La salute in Italia
Se è vero che dal 2005 ad oggi sono diminuite le sia malattie respiratorie croniche che le artrosi, è altrettanto vero che sono aumentati tumori maligni, Alzheimer e demenze senili. E’ quanto rilevato dall’Istat il quale, in un Rapporto, spiega che nel periodo preso in esame è migliorato lo stato di salute fisico della popolazione italiana, ma anche che è peggiorato quello mentale. In particolare il problema di salute mentale più riscontrato è la depressione e riguarda circa 2,6 milioni di persone, il 4,3% della popolazione residente totale. Un disturbo che colpisce nella maggior parte dei casi la componente femminile.
La quota di persone con limitazioni funzionali è passata dal 6,1% del 2000 al 5,5% del 2013, a tre milioni di persone, e interessa nell’80% dei casi persone anziane soprattutto di sesso femminile.
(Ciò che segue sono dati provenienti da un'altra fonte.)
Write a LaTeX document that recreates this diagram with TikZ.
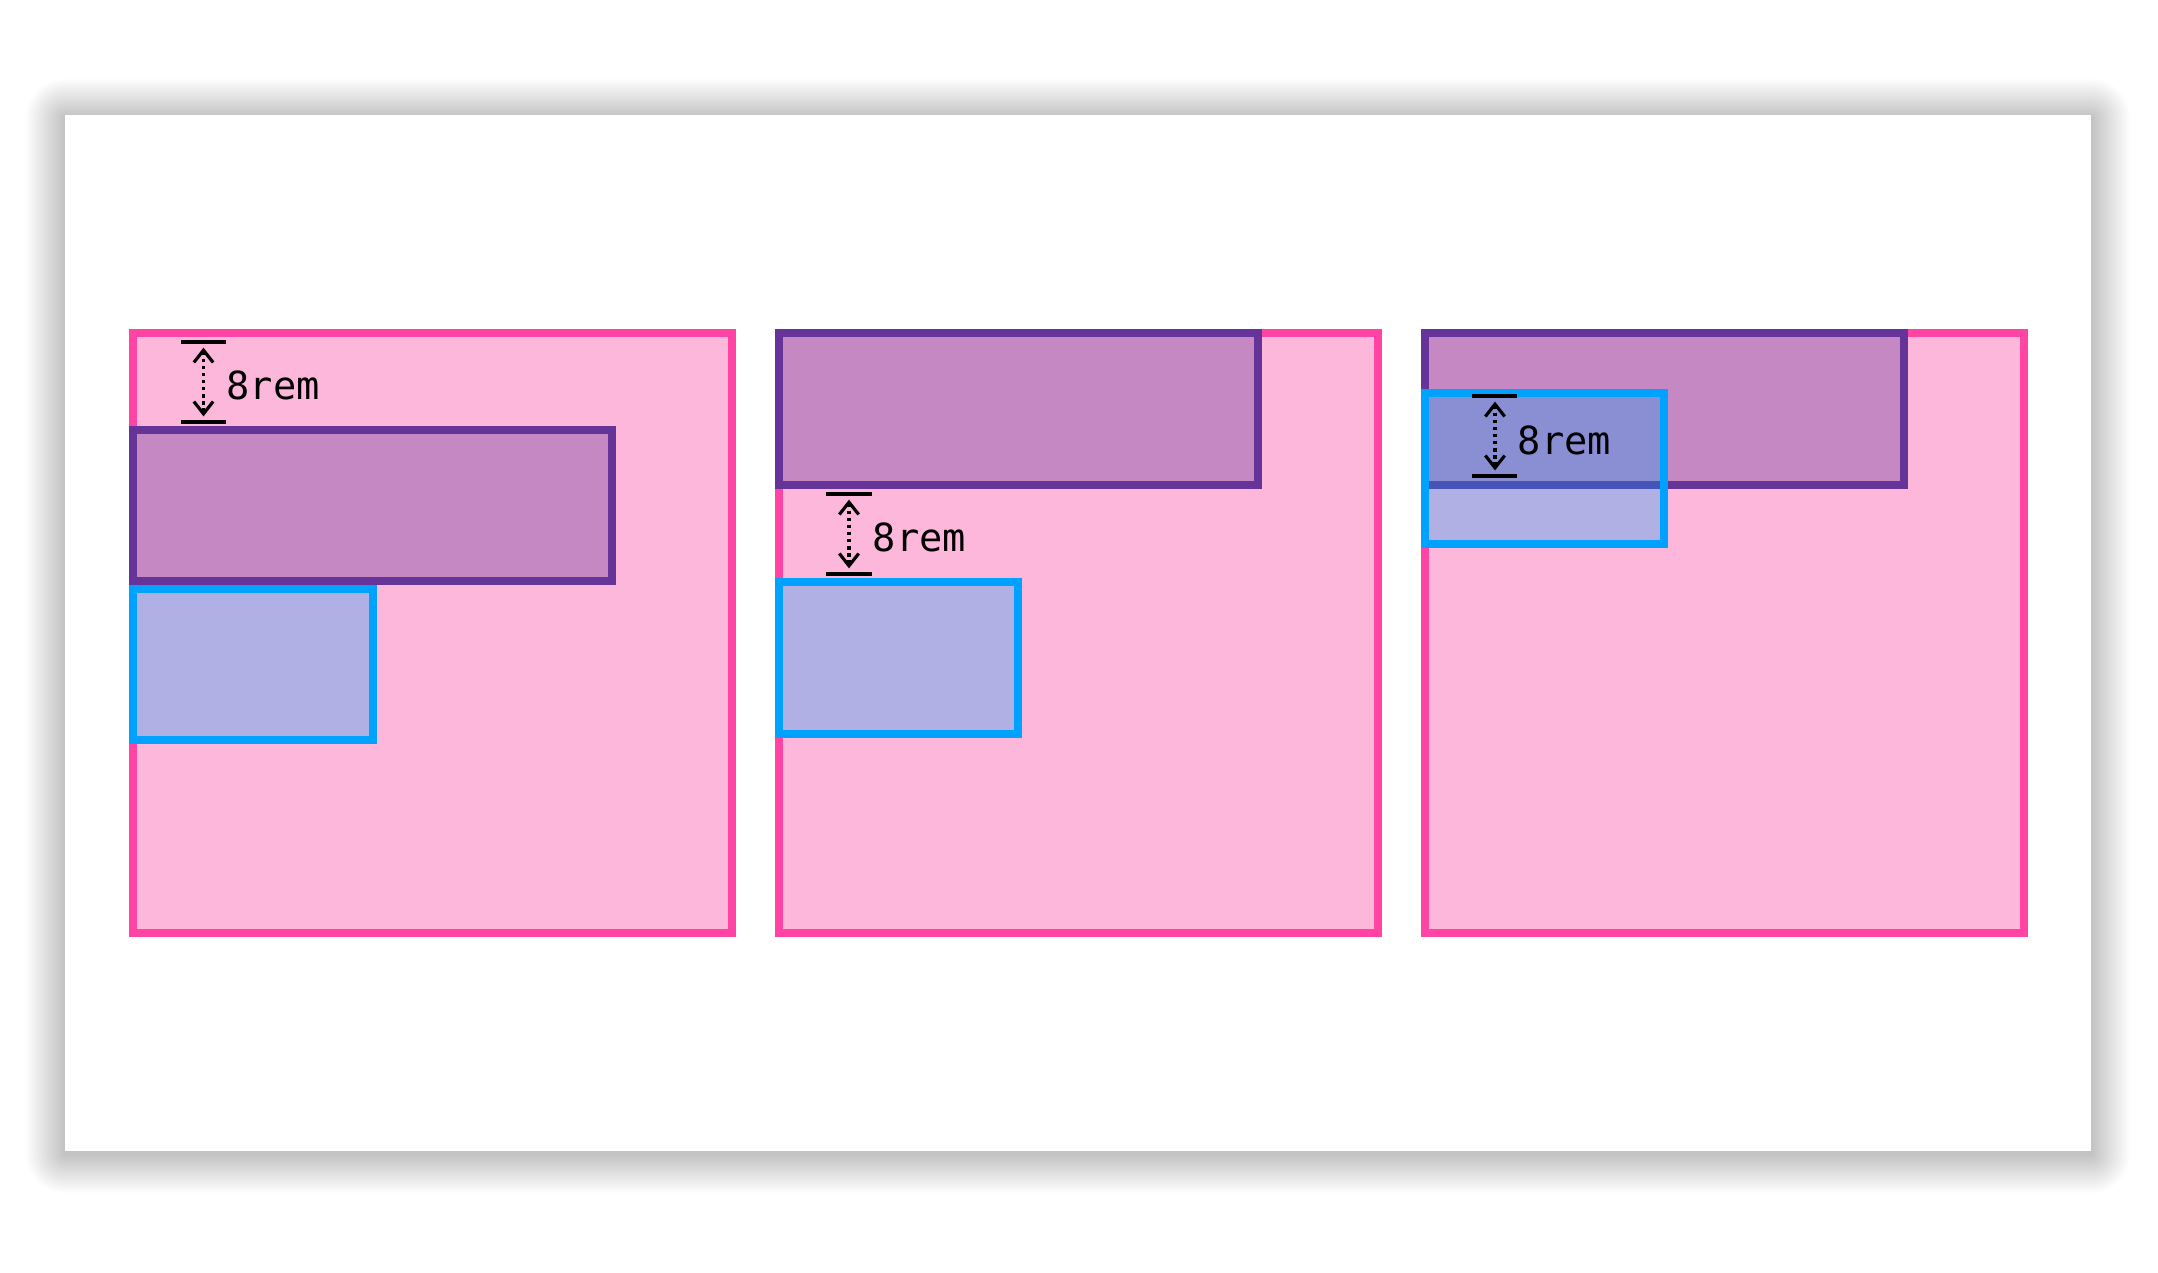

Le famiglie con almeno un componente con limitazioni funzionali sono l’11% delle famiglie totali residenti in Italia e in meno del 20% di queste si riceve assistenza domiciliare pubblica. Se al totale si toglie poi un altro 10%, che ricorre ad assistenza privata, risulta che nel 70% dei casi non si ricorre a nessun servizio di assistenza domiciliare.
Nonostante si riscontri un calo dei forti fumatori, l’Istat ha rilevato un aumento degli adolescenti che iniziano a fumare prima di compiere 14 anni: dal 7,6% del 2000 al 10,5% del 2013.
Risulta obesa l’11,2% della popolazione adulta, in aumento rispetto al 9,5% del 2000 e al 10% del 2005. Allarmante anche il fatto che solo il 20,6% della popolazione con più di cinque anni pratichi sport.
Positivi i dati riguardanti la prevenzione dei tumori femminili: rispetto al 2005 la quota di ultra 25enni che si è sottoposta a mammografia è passata dal 43,7% al 54,5% del 2013, mentre oltre il 73% ha effettuato il pap test, dato in aumento del 9% rispetto al 2005.
I risultati positivi della prevenzione non si fermano qui: tra il 2005 ed il 2013 è aumentata dall’11,9% al 14,8% la quota di persone che è ricorsa a visite specialistiche.
“Il livello di soddisfazione – specifica poi l’Istituto – per i servizi sanitari pubblici è elevato tra chi ne ha fruito (circa 8 su una scala da 1 a 10). Rimangono invariate le disuguaglianze sociali nella salute, nei comportamenti non salutari, nelle limitazioni di accesso ai servizi sanitari. Permane lo svantaggio nel Mezzogiorno rispetto a tutte le dimensioni considerate”.